Unauthorized socializing and commerce between the Union troops across the Potomac in Maryland and the 13th’s Rebel ones on the opposite Virginia shore continued after the Leesburg/Ball’s Bluff battles—until the regiment’s second-in-command put a stop to it.
Quartermaster clerk William H. Hill recorded on Nov. 11:
“Monday. Cloudy and cool. The 13th Regiment moved [back] to Carter’s Mill and the 17th Mississippi Regiment will take our place. [Minutemen Pvt.] C. Hansborough crossed the river on the invitation of the Yankees, visited their camp, dined with them and returned with several presents, newspapers, etc.”
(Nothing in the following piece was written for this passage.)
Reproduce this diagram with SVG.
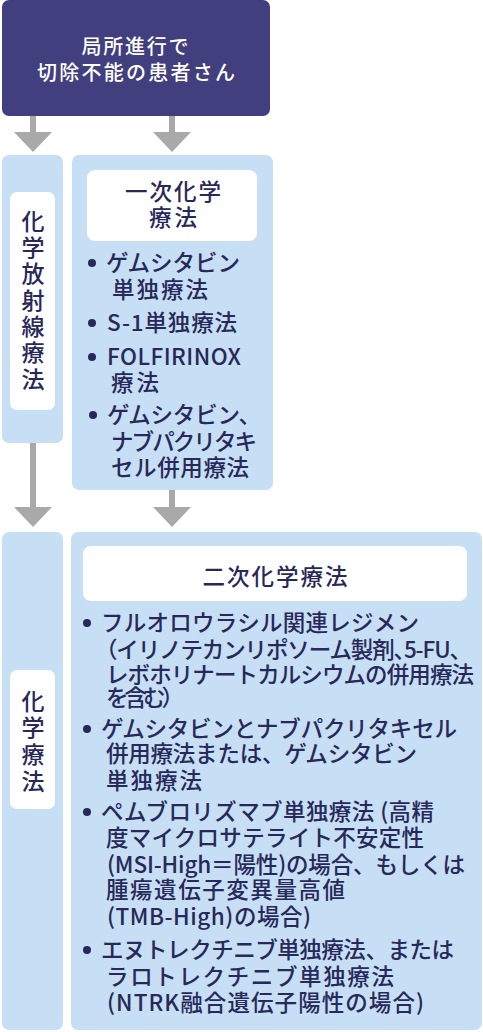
<svg xmlns="http://www.w3.org/2000/svg" width="483" height="1032" viewBox="0 0 483 1032">
<style>
.panel{fill:#c6dff4}
.inner{fill:#ffffff}
.t{font-family:"Noto Sans CJK JP","Noto Sans",sans-serif;fill:#28285a;font-size:22.5px;font-weight:500}
.v{font-family:"Noto Sans CJK JP","Noto Sans",sans-serif;fill:#28285a;font-size:23px;font-weight:500;text-anchor:middle}
.w{font-family:"Noto Sans CJK JP","Noto Sans",sans-serif;fill:#ffffff;font-size:20px;font-weight:500;text-anchor:middle}
.c{text-anchor:middle}
.dot{fill:#28285a}
.arr{fill:#a9a9a9}
</style>
<g id="connectors">
<path class="arr" d="M30 116H36V132H52L33 152L14 132H30Z"/>
<path class="arr" d="M169 116H175V132H191L172 152L153 132H169Z"/>
<path class="arr" d="M30 443H36V507H52L33 527L14 507H30Z"/>
<path class="arr" d="M169 490H175V507H191L172 527L153 507H169Z"/>
</g>
<g id="start">
<rect x="2" y="0" width="268" height="116" rx="7" fill="#413f7e"/>
<text class="w" x="135" y="54" textLength="107" lengthAdjust="spacing">局所進行で</text>
<text class="w" x="136" y="80" textLength="198" lengthAdjust="spacing">切除不能の患者さん</text>
</g>
<g id="chemoradiation">
<rect class="panel" x="2" y="155" width="61" height="288" rx="7"/>
<rect class="inner" x="10" y="192" width="45" height="218" rx="7"/>
<text class="v" x="33" y="230">化</text>
<text class="v" x="33" y="256">学</text>
<text class="v" x="33" y="282">放</text>
<text class="v" x="33" y="309">射</text>
<text class="v" x="33" y="335">線</text>
<text class="v" x="33" y="361">療</text>
<text class="v" x="33" y="388">法</text>
</g>
<g id="first-line">
<rect class="panel" x="72" y="155" width="201" height="335" rx="7"/>
<rect class="inner" x="87" y="170" width="170" height="71" rx="8"/>
<text class="t c" x="173" y="200" textLength="96" lengthAdjust="spacing">一次化学</text>
<text class="t c" x="173" y="226" textLength="48" lengthAdjust="spacing">療法</text>
<circle class="dot" cx="92" cy="263" r="4"/>
<text class="t" x="106" y="271" textLength="134" lengthAdjust="spacing">ゲムシタビン</text>
<text class="t" x="112" y="298" textLength="96" lengthAdjust="spacing">単独療法</text>
<circle class="dot" cx="92" cy="323" r="4"/>
<text class="t" x="107" y="331" textLength="130" lengthAdjust="spacing">S-1単独療法</text>
<circle class="dot" cx="92" cy="357" r="4"/>
<text class="t" x="107" y="365" textLength="134" lengthAdjust="spacing">FOLFIRINOX</text>
<text class="t" x="111" y="391" textLength="48" lengthAdjust="spacing">療法</text>
<circle class="dot" cx="93" cy="415" r="4"/>
<text class="t" x="107" y="423" textLength="154" lengthAdjust="spacing">ゲムシタビン、</text>
<text class="t" x="111" y="450" textLength="146" lengthAdjust="spacing">ナブパクリタキ</text>
<text class="t" x="111" y="476" textLength="138" lengthAdjust="spacing">セル併用療法</text>
</g>
<g id="chemotherapy">
<rect class="panel" x="2" y="532" width="61" height="498" rx="7"/>
<rect class="inner" x="10" y="670" width="45" height="139" rx="7"/>
<text class="v" x="33" y="710">化</text>
<text class="v" x="33" y="736">学</text>
<text class="v" x="33" y="763">療</text>
<text class="v" x="33" y="790">法</text>
</g>
<g id="second-line">
<rect class="panel" x="71" y="532" width="411" height="498" rx="7"/>
<rect class="inner" x="83" y="546" width="384" height="55" rx="8"/>
<text class="t c" x="275" y="585" textLength="145" lengthAdjust="spacing">二次化学療法</text>
<circle class="dot" cx="87" cy="623" r="4"/>
<text class="t" x="101" y="631" textLength="318" lengthAdjust="spacing">フルオロウラシル関連レジメン</text>
<text class="t" x="95" y="658" textLength="377" lengthAdjust="spacing">（イリノテカンリポソーム製剤、<tspan dx="-11">5-FU、</tspan></text>
<text class="t" x="106" y="683" textLength="368" lengthAdjust="spacing">レボホリナートカルシウムの併用療法</text>
<text class="t" x="106" y="706" textLength="78" lengthAdjust="spacing">を含む）</text>
<circle class="dot" cx="87" cy="729" r="4"/>
<text class="t" x="101" y="737" textLength="356" lengthAdjust="spacing">ゲムシタビンとナブパクリタキセル</text>
<text class="t" x="106" y="762" textLength="311" lengthAdjust="spacing">併用療法または、ゲムシタビン</text>
<text class="t" x="106" y="789" textLength="96" lengthAdjust="spacing">単独療法</text>
<circle class="dot" cx="87" cy="812" r="4"/>
<text class="t" x="101" y="820" textLength="333" lengthAdjust="spacing">ペムブロリズマブ単独療法 (高精</text>
<text class="t" x="106" y="846" textLength="318" lengthAdjust="spacing">度マイクロサテライト不安定性</text>
<text class="t" x="107" y="873" textLength="358" lengthAdjust="spacing">(MSI-High＝陽性)の場合、もしくは</text>
<text class="t" x="106" y="898" textLength="239" lengthAdjust="spacing">腫瘍遺伝子変異量高値</text>
<text class="t" x="107" y="925" textLength="204" lengthAdjust="spacing">(TMB-High)の場合)</text>
<circle class="dot" cx="87" cy="950" r="4"/>
<text class="t" x="101" y="958" textLength="353" lengthAdjust="spacing">エヌトレクチニブ単独療法、または</text>
<text class="t" x="106" y="985" textLength="288" lengthAdjust="spacing">ラロトレクチニブ単独療法</text>
<text class="t" x="107" y="1011" textLength="317" lengthAdjust="spacing">(NTRK融合遺伝子陽性の場合)</text>
</g>
</svg>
Shortly before the move, five Yankees crossed to the Virginia shore and joined the Minutemen at their campfire, according to the diary of Pvt. Thurman Early Hendricks (still in private hands) quoted in McLean’s history.
“Lt. Col. [Mackerness Hudson Whittaker] rode up unexpectedly. ‘What are you doing here,’ he asked. ‘Johnnie said we could come over,’ they replied. ‘If I ever find any more of you here I will send you to Richmond.’ Of course they were gone at once.”
The regiment’s move away from the Potomac and back to their old camp at Carter’s Mill on the Oatlands Plantation probably stopped the visiting more effectively than Whittaker’s threat would have.